Iris Hanika: “Echos Kammern”

Echos Kammern

„Glück ist, wenn man ganz bei sich ist“ … sprachlicher Höhepunkt der Gegenwartsliteratur

Ausführlicher, vielleicht begründeter: https://kommunikativeslesen.com/2021…

Iris Hanikas Roman handelt von zwei Frauen und zwei Städten, von Sophonisbe und Roxana, und von Berlin und New York. Es geht um Sinn, Enttäuschung, Liebe, Karriere, Beruf und Freunde, vor allem jedoch geht es um den Versuch, seinen Ort in der Welt zu finden, seinen Beobachtungsstandort zu kennzeichnen, ja, eine Sprache zu erwerben, in der die Dinge nicht sofort von jeder Bedeutung entleert sind.

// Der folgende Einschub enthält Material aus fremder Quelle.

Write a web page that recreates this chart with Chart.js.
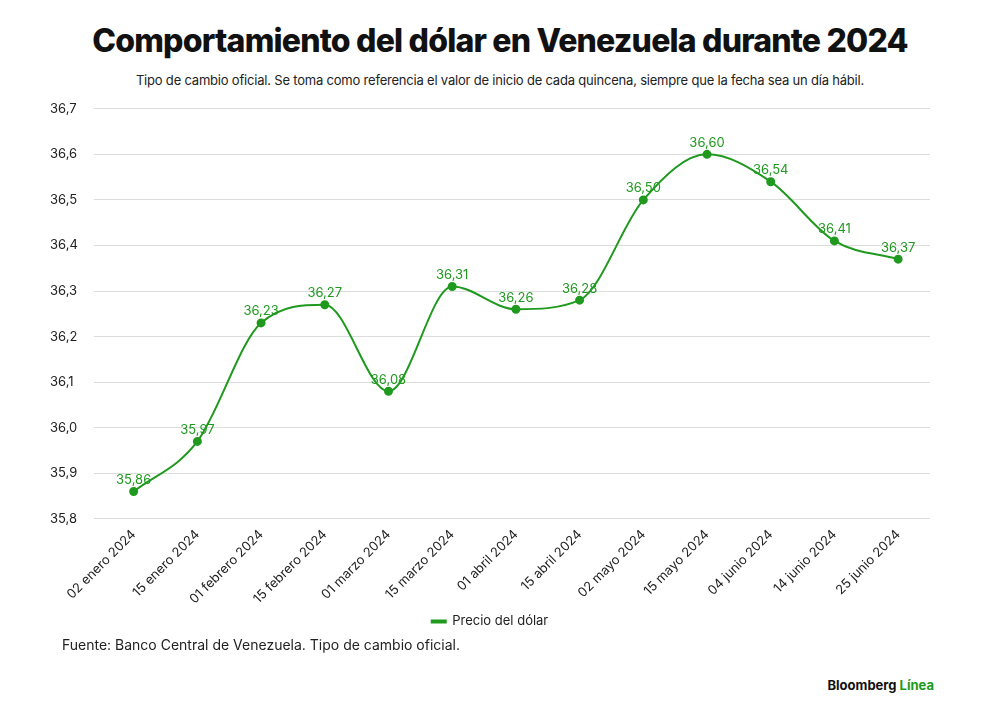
<!DOCTYPE html>
<html><head><meta charset="utf-8">
<script src="https://cdn.jsdelivr.net/npm/chart.js@4"></script>
<style>
body{margin:0;background:#fff;font-family:Inter,"Noto Sans",sans-serif;}
#wrap{position:relative;width:1000px;height:712px;}
h1{position:absolute;top:21px;left:0;width:1000px;text-align:center;margin:0;font-size:32px;font-weight:800;letter-spacing:-0.8px;color:#111;}
.sub{position:absolute;top:72px;left:0;width:1000px;text-align:center;font-size:13px;letter-spacing:-0.2px;color:#222;}
.src{position:absolute;top:636px;left:62px;font-size:14px;color:#222;}
.brand{position:absolute;top:677px;right:66px;font-size:13px;font-weight:700;color:#111;}
.brand span{color:#1a9a1a;}
#c{position:absolute;top:93px;left:50px;}
</style></head><body>
<div id="wrap">
<h1>Comportamiento del dólar en Venezuela durante 2024</h1>
<div class="sub">Tipo de cambio oficial. Se toma como referencia el valor de inicio de cada quincena, siempre que la fecha sea un día hábil.</div>
<canvas id="c" width="900" height="545" style="width:900px;height:545px"></canvas>
<div class="src">Fuente: Banco Central de Venezuela. Tipo de cambio oficial.</div>
<div class="brand">Bloomberg <span>Línea</span></div>
</div>
<script>
const categories=["02 enero 2024","15 enero 2024","01 febrero 2024","15 febrero 2024","01 marzo 2024","15 marzo 2024","01 abril 2024","15 abril 2024","02 mayo 2024","15 mayo 2024","04 junio 2024","14 junio 2024","25 junio 2024"];
const values=[35.86,35.97,36.23,36.27,36.08,36.31,36.26,36.28,36.50,36.60,36.54,36.41,36.37];
const green="#1f9a1f";
const labelPlugin={id:"lbl",afterDatasetsDraw(ch){const ctx=ch.ctx;const m=ch.getDatasetMeta(0);ctx.save();ctx.fillStyle=green;ctx.font="13px Inter, 'Noto Sans', sans-serif";ctx.textAlign="center";ctx.textBaseline="bottom";
m.data.forEach((p,i)=>{ctx.fillText(values[i].toFixed(2).replace(".",","),p.x,p.y-5);});ctx.restore();}};
new Chart(document.getElementById("c"),{type:"line",
data:{labels:categories,datasets:[{label:"Precio del dólar",data:values,borderColor:green,backgroundColor:green,borderWidth:2,pointRadius:3.5,pointHoverRadius:3.5,cubicInterpolationMode:"monotone"}]},
options:{responsive:false,animation:false,layout:{padding:{left:0,right:20,top:0,bottom:0}},
plugins:{legend:{position:"bottom",labels:{boxWidth:14,boxHeight:2,color:"#222",font:{size:13,family:"Inter"},padding:8}},tooltip:{enabled:false}},
scales:{x:{offset:true,grid:{display:false},border:{display:false},ticks:{color:"#222",font:{size:13,family:"Inter"},maxRotation:45,minRotation:45,autoSkip:false,padding:0}},
y:{min:35.8,max:36.7,grid:{color:"#ddd"},border:{display:false},ticks:{stepSize:0.1,color:"#222",font:{size:13,family:"Inter"},crossAlign:"far",padding:8,callback:v=>v.toFixed(1).replace(".",",")}}}},
plugins:[labelPlugin]});
</script>
</body></html>
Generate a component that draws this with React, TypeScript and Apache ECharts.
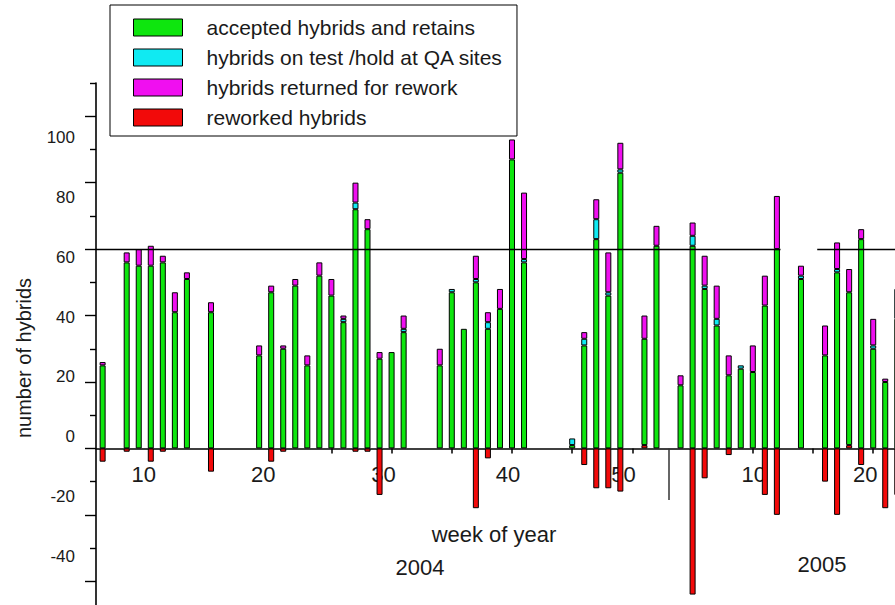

Wie dieser Umriss einer Inhaltsgabe zeigt, eine besondere Geschichte wird nicht erzählt. „Echos Kammern“ ist mehr die Zeit im Bild der Sprache einer Generation, die noch nicht mit Smartphones und dem Internet aufgewachsen ist, eine Generation, die also hilflos unvorbereitet auf die sozialen Medien mit Konsternation und innerer Emigration reagiert, nicht wertend, einfach überrascht, überholt, fragwürdig geworden.

„Einmal in die Welt hinausgerufen, schallt er [der Plan] zurück, verstümmelt zwar, doch die Anmutung seiner Herrlichkeit bleibt, flirrend, schillernd, glitzernd; eine Ahnung davon, wie schön es hätte werden können, nicht nur das, wofür man den Plan gemacht hatte, sondern überhaupt alles – wie schön alles hätte sein können, die ganze Welt, das ganze Leben.“

Meiner Ansicht nach ein sehr lesenswertes Buch für alle. Die verdichtende Erzählhaltung, der Witz, der Schmerz, das Lyrische und Syntagmatische erzeugen eine eigene Einheit, einen modernen Hymnus zwischen Wiederkunft und Vergessen, zwischen Verlorenheit und Selbstbehauptung. Die Protagonistinnen geben Hoffnung. Die Liebe zu Berlin ist ungebrochen, ein Berlin-Roman, der der Utopie und der Geschichte der Stadt gerecht wird, im Sinne von Walter Benjamins „Berliner Kindheit um 1900“ und seinem Begriff vom Flaneur und dem in sich verwobenen Verheißungen des unvollendet gebliebenen Passagenwerks.

Wer dieses Buch mag, mag Clarice Lispectors „Die Sternstunde“ und Ingeborg Bachmanns „Malina“ und auch von Max Frisch „Der Mensch erscheint im Holozän“ oder eben, traditionell, Rainer Maria Rilkes „Die Aufzeichnungen des Malte Laurids Brigge“, von dem ebenfalls implizit das wundervolle Buch von Hanika handelt. Komparativ ähnelt es zudem sehr Christa Wolf „Stadt der Engel“, nur eben handelt es von Bagels und Starbucks in Manhattan und nicht wie Wolfs Roman von Racoons in Los Angeles.